## DATASET
%%
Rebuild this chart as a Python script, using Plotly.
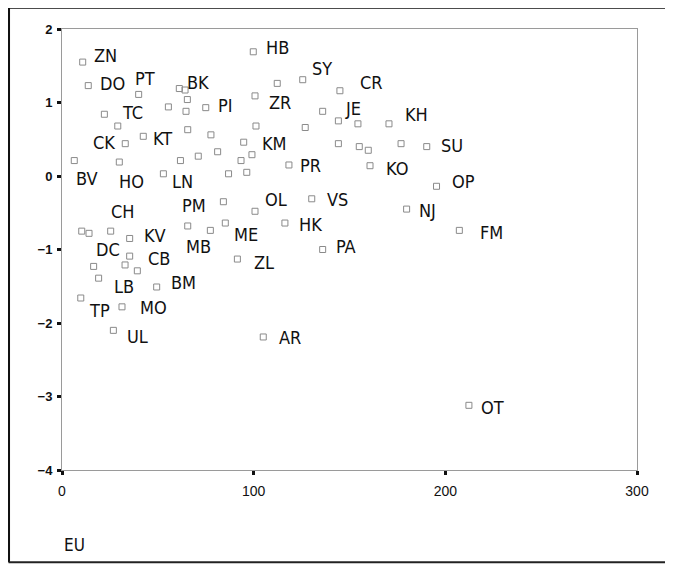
%%
%%
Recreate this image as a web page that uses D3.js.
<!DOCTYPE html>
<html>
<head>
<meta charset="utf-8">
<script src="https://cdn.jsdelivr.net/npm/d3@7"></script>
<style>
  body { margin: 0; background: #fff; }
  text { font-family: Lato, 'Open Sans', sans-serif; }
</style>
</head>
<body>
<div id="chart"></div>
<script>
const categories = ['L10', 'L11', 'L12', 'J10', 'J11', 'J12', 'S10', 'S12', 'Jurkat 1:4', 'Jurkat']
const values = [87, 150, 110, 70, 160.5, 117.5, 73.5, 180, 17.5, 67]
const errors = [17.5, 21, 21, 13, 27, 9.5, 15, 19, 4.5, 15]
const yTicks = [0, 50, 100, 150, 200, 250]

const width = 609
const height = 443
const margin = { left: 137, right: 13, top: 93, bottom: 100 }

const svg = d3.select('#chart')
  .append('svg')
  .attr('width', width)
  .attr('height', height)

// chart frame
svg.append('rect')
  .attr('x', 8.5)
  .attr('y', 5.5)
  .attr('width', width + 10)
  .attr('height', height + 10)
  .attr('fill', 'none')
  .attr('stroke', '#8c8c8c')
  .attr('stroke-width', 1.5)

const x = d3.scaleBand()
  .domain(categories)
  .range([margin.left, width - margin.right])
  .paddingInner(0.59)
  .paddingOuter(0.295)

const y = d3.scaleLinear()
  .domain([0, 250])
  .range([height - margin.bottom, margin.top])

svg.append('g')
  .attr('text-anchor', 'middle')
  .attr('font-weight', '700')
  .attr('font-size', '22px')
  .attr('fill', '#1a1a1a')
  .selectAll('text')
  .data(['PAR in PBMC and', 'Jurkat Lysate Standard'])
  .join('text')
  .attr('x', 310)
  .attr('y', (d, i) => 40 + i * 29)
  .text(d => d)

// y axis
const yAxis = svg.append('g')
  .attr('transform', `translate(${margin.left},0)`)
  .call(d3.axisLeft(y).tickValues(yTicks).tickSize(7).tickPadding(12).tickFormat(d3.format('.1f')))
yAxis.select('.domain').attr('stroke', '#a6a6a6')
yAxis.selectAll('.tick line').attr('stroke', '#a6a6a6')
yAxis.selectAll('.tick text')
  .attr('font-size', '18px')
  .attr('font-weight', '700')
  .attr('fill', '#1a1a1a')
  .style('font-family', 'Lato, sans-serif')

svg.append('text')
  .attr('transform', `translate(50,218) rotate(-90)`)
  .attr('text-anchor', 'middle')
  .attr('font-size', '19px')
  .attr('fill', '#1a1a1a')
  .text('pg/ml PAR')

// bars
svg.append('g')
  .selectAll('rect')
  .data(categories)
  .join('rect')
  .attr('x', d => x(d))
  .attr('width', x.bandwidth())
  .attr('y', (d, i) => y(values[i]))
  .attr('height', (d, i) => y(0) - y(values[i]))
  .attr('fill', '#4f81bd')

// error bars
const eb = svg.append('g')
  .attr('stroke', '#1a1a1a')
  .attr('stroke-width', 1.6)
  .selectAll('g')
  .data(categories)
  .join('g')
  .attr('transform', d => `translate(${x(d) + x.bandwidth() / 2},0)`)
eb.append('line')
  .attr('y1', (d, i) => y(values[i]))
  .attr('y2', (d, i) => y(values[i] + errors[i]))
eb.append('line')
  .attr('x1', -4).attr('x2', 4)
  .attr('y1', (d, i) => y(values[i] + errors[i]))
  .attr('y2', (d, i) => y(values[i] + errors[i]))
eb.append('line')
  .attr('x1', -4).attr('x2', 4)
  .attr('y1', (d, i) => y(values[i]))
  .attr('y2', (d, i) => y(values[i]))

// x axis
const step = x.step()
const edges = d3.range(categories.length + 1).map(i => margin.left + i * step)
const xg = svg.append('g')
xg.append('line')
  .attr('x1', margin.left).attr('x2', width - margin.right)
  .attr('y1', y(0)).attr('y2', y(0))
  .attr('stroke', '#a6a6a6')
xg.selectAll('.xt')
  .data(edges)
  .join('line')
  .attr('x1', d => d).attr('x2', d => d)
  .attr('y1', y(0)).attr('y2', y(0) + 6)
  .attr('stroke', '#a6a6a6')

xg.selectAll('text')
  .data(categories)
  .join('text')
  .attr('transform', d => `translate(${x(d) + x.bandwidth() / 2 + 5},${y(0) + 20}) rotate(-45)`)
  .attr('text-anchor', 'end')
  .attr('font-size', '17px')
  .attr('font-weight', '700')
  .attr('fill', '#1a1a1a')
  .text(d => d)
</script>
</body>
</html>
%%
## GIVEN TASK
Using the listing above, locate the lines that hold "script" and copy each one.

## THE ANSWER
Rebuild this chart as a Python script, using Plotly.
<script src="https://cdn.jsdelivr.net/npm/d3@7"></script>
<script>
</script>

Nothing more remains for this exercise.